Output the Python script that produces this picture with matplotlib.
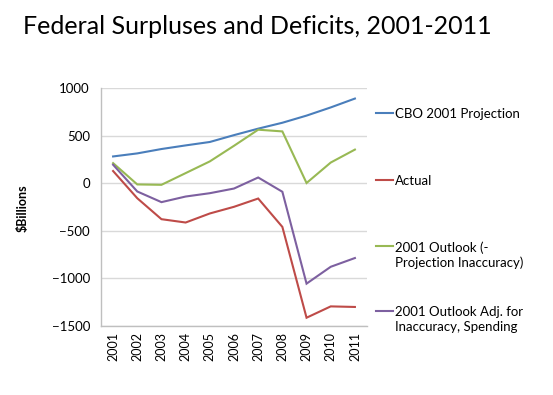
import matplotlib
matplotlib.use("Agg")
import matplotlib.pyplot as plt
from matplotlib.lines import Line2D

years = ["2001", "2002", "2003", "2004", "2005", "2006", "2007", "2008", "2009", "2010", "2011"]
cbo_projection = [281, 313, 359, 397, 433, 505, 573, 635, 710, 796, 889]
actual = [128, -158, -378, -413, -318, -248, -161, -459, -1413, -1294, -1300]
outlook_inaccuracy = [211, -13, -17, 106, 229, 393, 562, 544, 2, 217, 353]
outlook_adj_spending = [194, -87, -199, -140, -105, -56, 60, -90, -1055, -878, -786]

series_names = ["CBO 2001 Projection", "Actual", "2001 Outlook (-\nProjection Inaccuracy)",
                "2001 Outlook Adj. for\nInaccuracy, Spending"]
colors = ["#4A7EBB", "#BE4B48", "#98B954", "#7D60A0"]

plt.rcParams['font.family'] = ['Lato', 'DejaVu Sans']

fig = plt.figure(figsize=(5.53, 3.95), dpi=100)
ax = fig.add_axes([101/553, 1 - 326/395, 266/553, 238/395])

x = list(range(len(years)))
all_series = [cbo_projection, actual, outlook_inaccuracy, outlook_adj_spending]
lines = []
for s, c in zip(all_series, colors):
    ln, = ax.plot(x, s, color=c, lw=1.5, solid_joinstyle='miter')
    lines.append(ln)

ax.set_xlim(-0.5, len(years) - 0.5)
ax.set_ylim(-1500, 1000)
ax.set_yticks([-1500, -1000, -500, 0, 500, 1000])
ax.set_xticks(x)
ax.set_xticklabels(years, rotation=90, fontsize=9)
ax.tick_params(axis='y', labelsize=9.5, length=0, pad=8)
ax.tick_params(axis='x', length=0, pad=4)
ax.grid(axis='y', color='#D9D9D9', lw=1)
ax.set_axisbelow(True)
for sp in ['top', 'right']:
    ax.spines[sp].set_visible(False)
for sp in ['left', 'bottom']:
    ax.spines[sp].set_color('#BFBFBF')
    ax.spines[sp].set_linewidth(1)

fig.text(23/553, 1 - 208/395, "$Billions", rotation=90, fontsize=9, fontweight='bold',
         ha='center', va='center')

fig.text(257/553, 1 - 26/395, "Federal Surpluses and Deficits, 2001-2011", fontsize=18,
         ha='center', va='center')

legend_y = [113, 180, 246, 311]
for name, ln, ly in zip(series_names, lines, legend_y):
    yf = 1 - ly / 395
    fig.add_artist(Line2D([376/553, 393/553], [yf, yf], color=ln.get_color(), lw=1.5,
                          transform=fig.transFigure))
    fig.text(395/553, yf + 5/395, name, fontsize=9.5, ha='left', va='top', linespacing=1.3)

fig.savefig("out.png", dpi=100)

----------

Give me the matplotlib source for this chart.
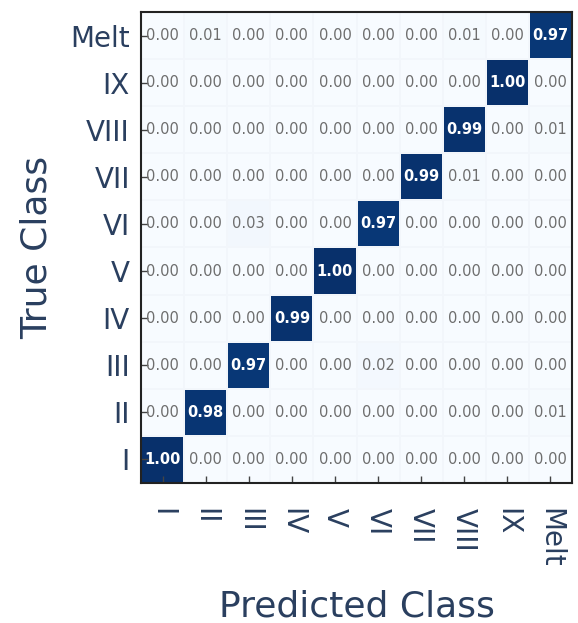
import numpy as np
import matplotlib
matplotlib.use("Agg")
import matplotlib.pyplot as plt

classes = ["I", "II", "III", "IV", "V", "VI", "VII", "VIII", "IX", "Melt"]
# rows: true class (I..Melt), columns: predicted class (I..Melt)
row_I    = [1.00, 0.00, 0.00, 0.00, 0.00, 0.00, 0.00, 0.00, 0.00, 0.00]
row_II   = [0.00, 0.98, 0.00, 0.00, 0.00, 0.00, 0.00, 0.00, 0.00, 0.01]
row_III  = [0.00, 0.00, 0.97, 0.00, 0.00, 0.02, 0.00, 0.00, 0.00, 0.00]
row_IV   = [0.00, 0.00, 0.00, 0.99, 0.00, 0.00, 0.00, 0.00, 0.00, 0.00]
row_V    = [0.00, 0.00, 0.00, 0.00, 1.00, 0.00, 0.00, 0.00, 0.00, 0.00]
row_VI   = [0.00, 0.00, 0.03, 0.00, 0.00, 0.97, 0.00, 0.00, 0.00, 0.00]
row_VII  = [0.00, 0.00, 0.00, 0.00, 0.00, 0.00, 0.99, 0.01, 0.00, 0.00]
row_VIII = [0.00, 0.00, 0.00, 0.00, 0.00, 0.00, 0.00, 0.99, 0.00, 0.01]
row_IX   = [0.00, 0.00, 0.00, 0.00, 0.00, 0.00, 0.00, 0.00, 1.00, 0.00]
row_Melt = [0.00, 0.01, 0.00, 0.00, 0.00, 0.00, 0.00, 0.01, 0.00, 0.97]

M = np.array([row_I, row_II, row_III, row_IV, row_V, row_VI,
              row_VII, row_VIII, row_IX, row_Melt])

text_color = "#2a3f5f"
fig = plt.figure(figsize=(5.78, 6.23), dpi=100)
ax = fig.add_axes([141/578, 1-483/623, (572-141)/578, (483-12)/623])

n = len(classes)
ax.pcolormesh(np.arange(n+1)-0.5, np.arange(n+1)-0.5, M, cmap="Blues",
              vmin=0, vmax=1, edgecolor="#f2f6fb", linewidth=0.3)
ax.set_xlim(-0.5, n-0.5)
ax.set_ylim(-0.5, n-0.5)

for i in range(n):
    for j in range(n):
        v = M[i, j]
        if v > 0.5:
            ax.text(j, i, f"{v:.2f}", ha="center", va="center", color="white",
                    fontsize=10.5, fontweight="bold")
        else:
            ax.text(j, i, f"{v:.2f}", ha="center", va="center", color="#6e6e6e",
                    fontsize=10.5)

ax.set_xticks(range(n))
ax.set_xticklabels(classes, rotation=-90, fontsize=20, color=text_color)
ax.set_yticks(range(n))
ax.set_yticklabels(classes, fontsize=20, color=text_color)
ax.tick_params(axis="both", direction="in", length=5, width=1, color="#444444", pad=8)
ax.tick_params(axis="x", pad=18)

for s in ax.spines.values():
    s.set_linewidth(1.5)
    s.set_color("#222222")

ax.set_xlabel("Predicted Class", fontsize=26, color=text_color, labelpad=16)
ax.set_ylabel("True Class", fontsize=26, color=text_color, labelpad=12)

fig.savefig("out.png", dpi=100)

----------

Short exercise => From the material above, reproduce only what runs from the line holding "Output the Python" down to the line holding "-1055, -878, -786]", both included, pictures excluded.

Result =>
Output the Python script that produces this picture with matplotlib.
import matplotlib
matplotlib.use("Agg")
import matplotlib.pyplot as plt
from matplotlib.lines import Line2D

years = ["2001", "2002", "2003", "2004", "2005", "2006", "2007", "2008", "2009", "2010", "2011"]
cbo_projection = [281, 313, 359, 397, 433, 505, 573, 635, 710, 796, 889]
actual = [128, -158, -378, -413, -318, -248, -161, -459, -1413, -1294, -1300]
outlook_inaccuracy = [211, -13, -17, 106, 229, 393, 562, 544, 2, 217, 353]
outlook_adj_spending = [194, -87, -199, -140, -105, -56, 60, -90, -1055, -878, -786]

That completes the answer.